Friday 10 July 2009

That's Another One for the Fire

It's a lazy summer season: everybody's on the beach and nothing's much going on. To stay in business I have to feed you with some microwaved news. Last week the FERMI collaboration uploaded a pile of papers on arXiv, one of which caught my attention. FERMI is a space gamma-ray observatory, but first of all he is a ruthless terminator with a mission to eliminate other astrophysical experiments. A while ago in May the widely publicized measurement of the cosmic-ray electron+positron spectrum pierced the ATIC balloon that had been pumped for several months. Earlier this year FERMI made another kill: it shot down EGRET, its direct predecessor in cosmic gamma-ray observations. That result has been presented at conferences for a few months, but only last week it made it to arXiv (there's also a longer PRL paper announced).

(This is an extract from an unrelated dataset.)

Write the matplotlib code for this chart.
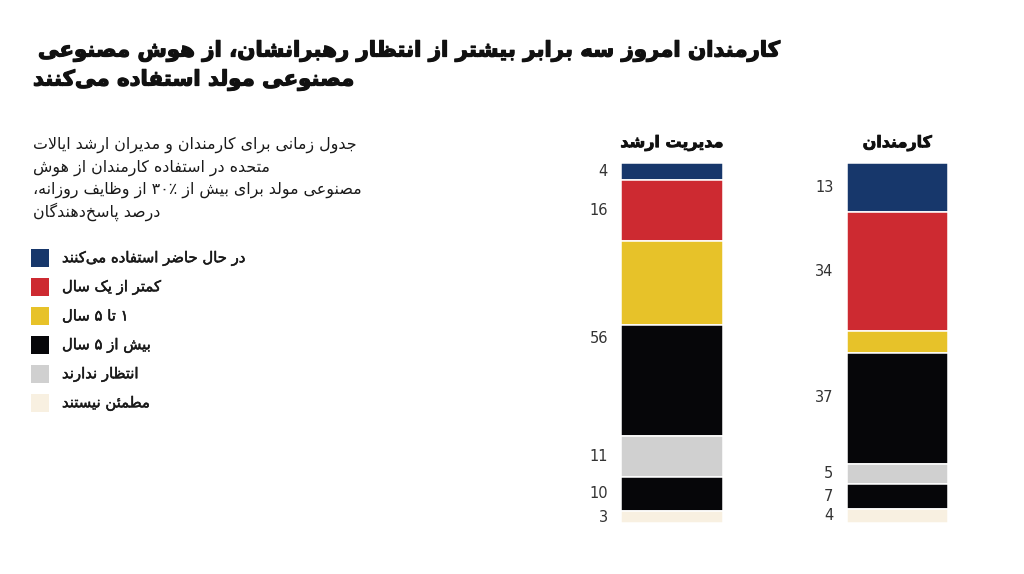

EGRET was a sattelite gamma-ray observatory that in particular studied the diffuse gamma ray emission in the 30 MeV-100 GeV range. Diffuse means spread over the sky rather than originating from point sources. The main source of diffuse radiation is scattering of the cosmic rays on the milk of the Milky Way. Dark matter annihilation into standard model particles can also contribute to the diffuse flux. The EGRET results showed an excess of gamma rays above 1 GeV, which was quickly hailed as the harbinger of dark matter and supersymmetry. But FERMI's measurement now demonstrates that there's nothing exciting going on below 10GeV: the experimental curve nicely follows the theoretical prediction of the standard propagation model. No exotic physics in sight. ATIC, EGRET...who's next?

FERMI's goal is to measure the diffuse gamma-ray spectrum up to some 300 GeV. The high energy data around are even more interesting for theorists as many popular models of dark matter - especially those that explain the PAMELA positron excess - predict a large signal peaking around a few hundred GeV. More results are expected in August since on August 12th the collaboration is supposed to make all their photon data public. If you hear cries and squealing later this summer that's the dark matter models being slaughtered. Or maybe FERMI sees an excess in which case all hell will break loose? The rumor is...the weird thing is that there are no rumors. Last time, quite accurate descriptions of the electron spectrum circulated in the community months before publication of the FERMI data, and theory papers from outside of the collaboration were out days after FERMI's publication (or even violating causality in one case). Probably because of that experience the collaboration has now entrenched in its camp with barbed wire fences, dogs, booby traps to keep off the theorists. Oh come on, dont be so serious, we also wanna know ;-)


ポテト said...


Charles Tye said...

Dear Jester,

August 12th, otherwise known as the "Glorious 12th" is the start of the game shooting season. It is a day of slaughter.

Draw your own conclusions. ;-)

Anonymous said...

Well, it's also my birthday. Should I be worried, perhaps?

lumbricus said...

Hi - just visited your site - great, but a tag/label cloud would be cool to navigate to specific areas of interest. Just a suggestion. Happy resonaating!

Anonymous said...

Is the new Fermi data accessible to the public yet?